I suppose, at the base of things, I actually like pretty much any color if you just make it dark enough. I thought that I had an aversion to all sparkles or bright things, which makes sense if you know me, but lately I’ve come to realize that more and more blingy things are sneaking into my world. Like the hoof boot I got for Henry, for instance, which might be one of my favorite purchases of the year:

GLITTER

It’s magnificent. It’s a darker sparkle on a black base, so it’s not really BRIGHT or disco-ball-esque, but still… it’s so blingy that I can tell from many many yards away if Henry still has his boot on or not. The sun catches it just right and, well… it’s shiny. And that hoof boot has brought me waaaaaaaaaaaaaay more joy than any hoof boot ever should. I’m a little obsessed with it.

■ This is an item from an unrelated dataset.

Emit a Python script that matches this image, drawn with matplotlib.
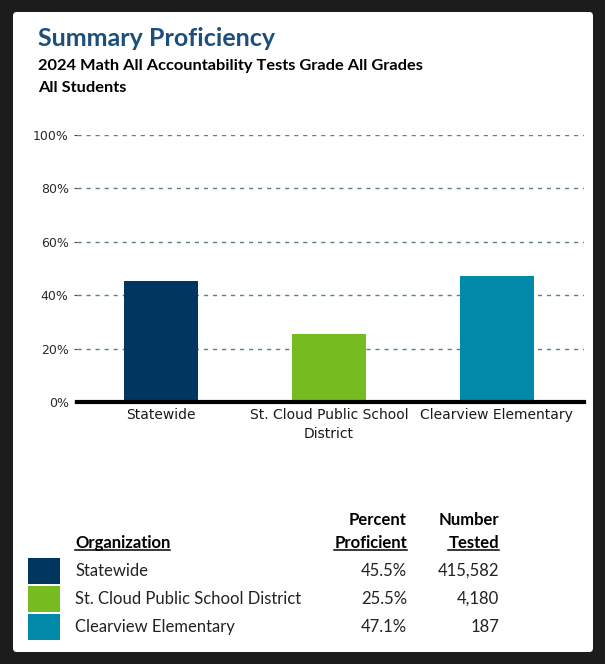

And then there are these, Presto’s Christmas gift from his mother (his actual horse mother Sadie, not to be confused with me, his hu-mom) with a little help from Auntie Michelle because Sadie doesn’t have thumbs or the internet or a bank account:

Your eyes do not deceive you, friends… those are navy glitter boots. AND I LOVE THEM. They barely count as blingy, but they’ve got that extra little bit of pizzazz that makes them interesting. Plus they’re NAVY. But sparkly they are, and I love them not just despite it, but actually… because of it. They remind me of the night sky.

These boots are when I realized that clearly it isn’t bling itself that I’m opposed to… it must just be bright, light colored bling. Silver, or gold, or… ok, anything that’s not black or navy or dark, I guess. It’s like I’m okay with making it glittery as long as it ultimately stays relatively dark and depressing and inside my preferred color palette. I’m sure this says something about me on a deeply psychological level.

I was discussing this self-revelation with Stacie (because come on she has like 623 pairs of tall boots and horse boots in every color and finish, who the heck else would you talk to about stuff like this?) and we came up with a name for it:

img_0613

img_0614

So I guess my style can be described simply from here on out as “Emo Sparkles”. Slide that broody attitude right on up here and put some black glitter on it, my friend. Who knew I would still be learning things like this about myself in my mid-30’s?